The square in front of the parliament building, which used to be the palace, is still in mint condition as Sweden and most of Scandinavia remains untouched by the majority of damage caused by the World War’s. This is one of the reasons Sweden remains so idyllic and has very little renovation or refurbishment.
Over The Bridge
The train between Malmo and Copenhagen actually crosses a beautiful stretch of water that is home to the wind farm – a series of windmills that churn energy for the two countries and is situated in the middle of the ocean. These white spires rise from the water and spin in sequence, like robot flowers in the sea. If you can get a car across the bridge and stop halfway, this makes for some beautiful shots at sunrise and sunset. The train does not stop, so don’t rely on it for good pictures.
The King’s Garden
The King’s Garden is a large park that sits in the centre of the city. Attached to a graveyard and housing a mini palace, this was literally a garden that was used by the monarchy during the summers. A river flows through the soft hills, and the remains of the palace are now a museum. An old-fashioned windmill sits on top of one of the hills, and footbridges criss cross over the riverbeds. There are multiple statues littered across the park and even a mini cave decorated by an iron snake. This is a spot that definitely requires galoshes.
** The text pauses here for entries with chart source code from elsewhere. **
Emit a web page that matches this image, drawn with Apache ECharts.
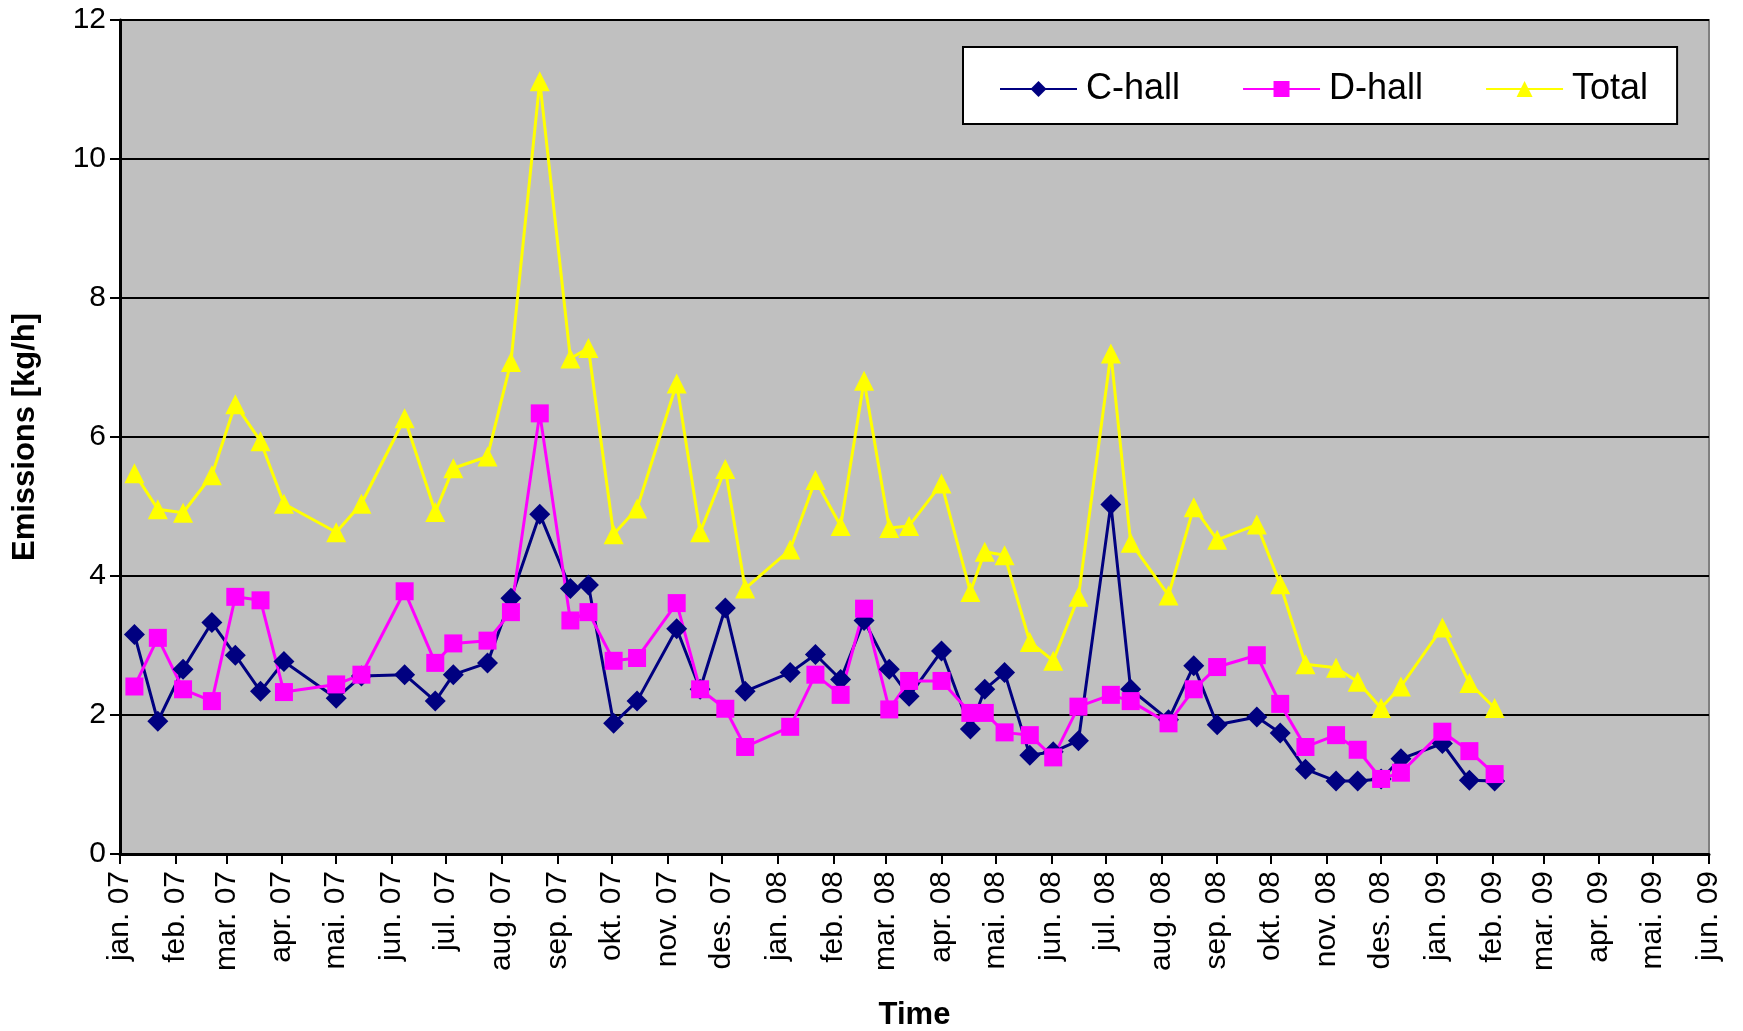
<!DOCTYPE html>
<html>
<head>
<meta charset="utf-8">
<title>Emissions</title>
<script src="https://cdn.jsdelivr.net/npm/echarts@6/dist/echarts.min.js"></script>
<style>
  html, body { margin: 0; padding: 0; background: #ffffff; }
  #chart { width: 1743px; height: 1031px; }
</style>
</head>
<body>
<div id="chart"></div>
<script>
// Sampling dates of the emission measurements
const sampleDates = [
  '2007-01-09', '2007-01-22', '2007-02-05', '2007-02-21', '2007-03-06', '2007-03-20',
  '2007-04-02', '2007-05-01', '2007-05-15', '2007-06-08', '2007-06-25', '2007-07-05',
  '2007-07-24', '2007-08-06', '2007-08-22', '2007-09-08', '2007-09-18', '2007-10-02',
  '2007-10-15', '2007-11-06', '2007-11-19', '2007-12-03', '2007-12-14', '2008-01-08',
  '2008-01-22', '2008-02-05', '2008-02-18', '2008-03-03', '2008-03-14', '2008-04-01',
  '2008-04-17', '2008-04-25', '2008-05-06', '2008-05-20', '2008-06-02', '2008-06-16',
  '2008-07-04', '2008-07-15', '2008-08-05', '2008-08-19', '2008-09-01', '2008-09-23',
  '2008-10-06', '2008-10-20', '2008-11-06', '2008-11-18', '2008-12-01', '2008-12-12',
  '2009-01-04', '2009-01-19', '2009-02-02'
];

// Emissions [kg/h]
const cHall = [
  3.16, 1.91, 2.66, 3.33, 2.86, 2.34, 2.77, 2.24, 2.56, 2.58, 2.20, 2.58,
  2.75, 3.68, 4.89, 3.82, 3.87, 1.88, 2.20, 3.24, 2.37, 3.54, 2.34, 2.61,
  2.87, 2.51, 3.36, 2.66, 2.27, 2.92, 1.80, 2.37, 2.61, 1.42, 1.47, 1.63,
  5.03, 2.37, 1.93, 2.71, 1.86, 1.97, 1.74, 1.22, 1.05, 1.05, 1.08, 1.37,
  1.59, 1.06, 1.05
];

const dHall = [
  2.41, 3.11, 2.37, 2.20, 3.70, 3.65, 2.33, 2.44, 2.58, 3.78, 2.75, 3.03,
  3.07, 3.48, 6.34, 3.36, 3.48, 2.78, 2.82, 3.61, 2.37, 2.09, 1.54, 1.83,
  2.58, 2.29, 3.53, 2.08, 2.49, 2.49, 2.03, 2.03, 1.75, 1.71, 1.39, 2.12,
  2.29, 2.20, 1.88, 2.37, 2.69, 2.86, 2.16, 1.54, 1.71, 1.50, 1.08, 1.17,
  1.76, 1.48, 1.15
];

const total = [
  5.48, 4.96, 4.91, 5.45, 6.47, 5.94, 5.04, 4.63, 5.04, 6.27, 4.92, 5.55,
  5.72, 7.08, 11.12, 7.13, 7.28, 4.60, 4.97, 6.77, 4.63, 5.54, 3.82, 4.38,
  5.38, 4.72, 6.81, 4.69, 4.72, 5.33, 3.77, 4.35, 4.30, 3.05, 2.78, 3.70,
  7.20, 4.48, 3.72, 4.99, 4.52, 4.74, 3.88, 2.73, 2.68, 2.48, 2.10, 2.41,
  3.26, 2.46, 2.10
];

// Month tick labels (Norwegian abbreviations)
const monthNames = ['jan.', 'feb.', 'mar.', 'apr.', 'mai.', 'jun.',
                    'jul.', 'aug.', 'sep.', 'okt.', 'nov.', 'des.'];
const axisStart = '2007-01-01';
const axisEnd = '2009-06-01';

const FONT = "'Liberation Sans', Arial, Helvetica, sans-serif";
const pairs = (vals) => sampleDates.map((d, i) => [d, vals[i]]);
const DAY = 24 * 3600 * 1000;

const chart = echarts.init(document.getElementById('chart'), null, { renderer: 'canvas' });

chart.setOption({
  animation: false,
  backgroundColor: '#ffffff',
  textStyle: { fontFamily: FONT },
  grid: {
    left: 120, right: 34, top: 20, bottom: 177,
    outerBoundsMode: 'none',
    containLabel: false,
    show: true,
    backgroundColor: '#c0c0c0',
    borderColor: '#808080',
    borderWidth: 2
  },
  legend: {
    left: 963, top: 47,
    backgroundColor: '#ffffff',
    borderColor: '#000000',
    borderWidth: 2,
    borderRadius: 0,
    padding: [24, 29, 17, 36],
    itemWidth: 77,
    itemHeight: 20,
    itemGap: 62,
    textStyle: { fontFamily: FONT, fontSize: 36, color: '#000000', padding: [0, 0, 0, 4] },
    data: ['C-hall', 'D-hall', 'Total']
  },
  xAxis: {
    type: 'time',
    min: axisStart,
    max: axisEnd,
    splitNumber: 29,
    minInterval: 28 * DAY,
    maxInterval: 31 * DAY,
    name: 'Time',
    nameLocation: 'middle',
    nameGap: 146,
    nameTextStyle: { fontFamily: FONT, fontSize: 31, fontWeight: 'bold', color: '#000000' },
    axisLine: { show: true, onZero: false, lineStyle: { color: '#000000', width: 3 } },
    axisTick: { show: true, inside: false, length: 10, lineStyle: { color: '#000000', width: 2 } },
    splitLine: { show: false },
    axisLabel: {
      rotate: 90,
      interval: 0,
      hideOverlap: false,
      margin: 17,
      fontFamily: FONT,
      fontSize: 30,
      color: '#000000',
      formatter: function (value) {
        const d = new Date(value);
        return monthNames[d.getMonth()] + ' ' + String(d.getFullYear()).slice(2);
      }
    }
  },
  yAxis: {
    type: 'value',
    min: 0,
    max: 12,
    interval: 2,
    name: 'Emissions [kg/h]',
    nameLocation: 'middle',
    nameRotate: 90,
    nameGap: 79,
    nameTextStyle: { fontFamily: FONT, fontSize: 31, fontWeight: 'bold', color: '#000000' },
    axisLine: { show: true, lineStyle: { color: '#000000', width: 3 } },
    axisTick: { show: true, inside: false, length: 10, lineStyle: { color: '#000000', width: 2 } },
    splitLine: { show: true, lineStyle: { color: '#000000', width: 2 } },
    axisLabel: { margin: 14, fontFamily: FONT, fontSize: 30, color: '#000000' }
  },
  series: [
    {
      name: 'C-hall', type: 'line', data: pairs(cHall),
      symbol: 'diamond', symbolSize: 21,
      lineStyle: { color: '#000080', width: 3 },
      itemStyle: { color: '#000080' }
    },
    {
      name: 'D-hall', type: 'line', data: pairs(dHall),
      symbol: 'rect', symbolSize: 18,
      lineStyle: { color: '#ff00ff', width: 3 },
      itemStyle: { color: '#ff00ff' }
    },
    {
      name: 'Total', type: 'line', data: pairs(total),
      symbol: 'triangle', symbolSize: 20,
      lineStyle: { color: '#ffff00', width: 3 },
      itemStyle: { color: '#ffff00' }
    }
  ]
});
</script>
</body>
</html>
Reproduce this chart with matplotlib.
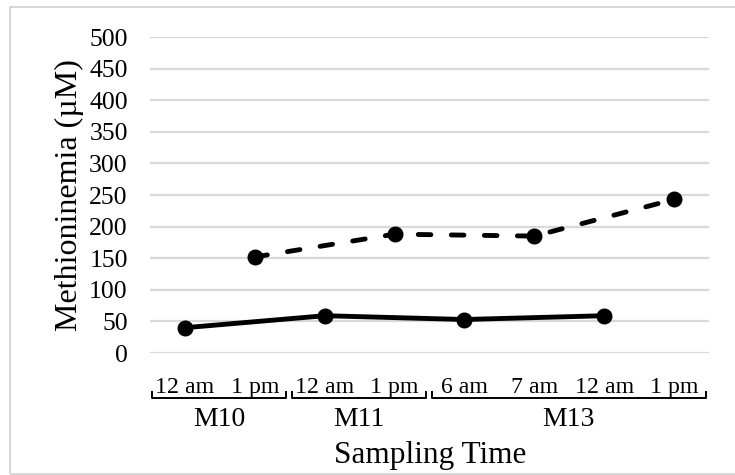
import matplotlib
matplotlib.use("Agg")
import matplotlib.pyplot as plt
import matplotlib.transforms as mtransforms
from matplotlib.patches import Rectangle

# ---- data ----
time_labels = ["12 am", "1 pm", "12 am", "1 pm", "6 am", "7 am", "12 am", "1 pm"]
groups = ["M10", "M11", "M13"]
group_ranges = [(0, 1), (2, 3), (4, 7)]
solid_idx = [0, 2, 4, 6]
solid_vals = [40, 59, 53, 59]
dashed_idx = [1, 3, 5, 7]
dashed_vals = [152, 188, 185, 243]
y_ticks = [0, 50, 100, 150, 200, 250, 300, 350, 400, 450, 500]

plt.rcParams['font.family'] = ['Liberation Serif', 'DejaVu Serif']

fig = plt.figure(figsize=(7.35, 4.75), dpi=100)
W, H = 735, 475
ax = fig.add_axes([150 / W, 1 - 353 / H, (709 - 150) / W, (353 - 37) / H])

# frame border around figure (right side runs off the image)
fig.patches.append(Rectangle((10 / W, 1 - 474 / H), (745 - 10) / W, (474 - 7) / H,
                             transform=fig.transFigure, fill=False,
                             edgecolor='#d0d0d0', linewidth=1.2))

ax.set_xlim(-0.5, len(time_labels) - 0.5)
ax.set_ylim(0, 500)
ax.set_yticks(y_ticks)
ax.yaxis.grid(True, color='#d9d9d9', linewidth=1.6)
ax.set_axisbelow(True)
for s in ax.spines.values():
    s.set_visible(False)

ax.plot(solid_idx, solid_vals, color='black', linewidth=3.5, marker='o',
        markersize=10.5, solid_capstyle='round', clip_on=False)
ax.plot(dashed_idx, dashed_vals, color='black', linewidth=3.5, marker='o',
        markersize=10.5, dashes=(2.6, 4.2), dash_capstyle='round', clip_on=False)

ax.set_xticks(range(len(time_labels)))
ax.set_xticklabels(time_labels, fontsize=17.2)
ax.tick_params(axis='x', length=0, pad=17)
ax.tick_params(axis='y', length=0, pad=16, labelsize=18.5)

ax.set_ylabel("Methioninemia (\u00b5M)", fontsize=23, labelpad=4)

# group brackets and labels
trans = mtransforms.blended_transform_factory(ax.transData, ax.transAxes)
y_line = (353 - 398) / 316
y_tip = (353 - 392) / 316
for name, (a, b) in zip(groups, group_ranges):
    x0 = a - 0.5 + 0.03
    x1 = b + 0.5 - 0.05
    ax.plot([x0, x0, x1, x1], [y_tip, y_line, y_line, y_tip], color='black',
            linewidth=1.4, transform=trans, clip_on=False)
    ax.text((x0 + x1) / 2, (353 - 419) / 316, name, transform=trans,
            ha='center', va='center', fontsize=20)

fig.text(430 / W, 1 - 455 / H, "Sampling Time", ha='center', va='center', fontsize=22.5)

fig.savefig("out.png", dpi=100)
Malmo is quite a sleepy little town that comes to life at night, and it seems like a whole new city when the sun sets. I definitely recommend doing a walkabout both during the day and in the evening as Malmo has permanent art installations that turn on in the evenings – the various giant lamps scattered throughout the city, the fairy light lined trees, and the light show at the palace in the King’s Garden. The waterfront is also picturesque as it affords views across the water to Denmark and plenty of locals take advantage of the short sailing distance with their white sailed yachts.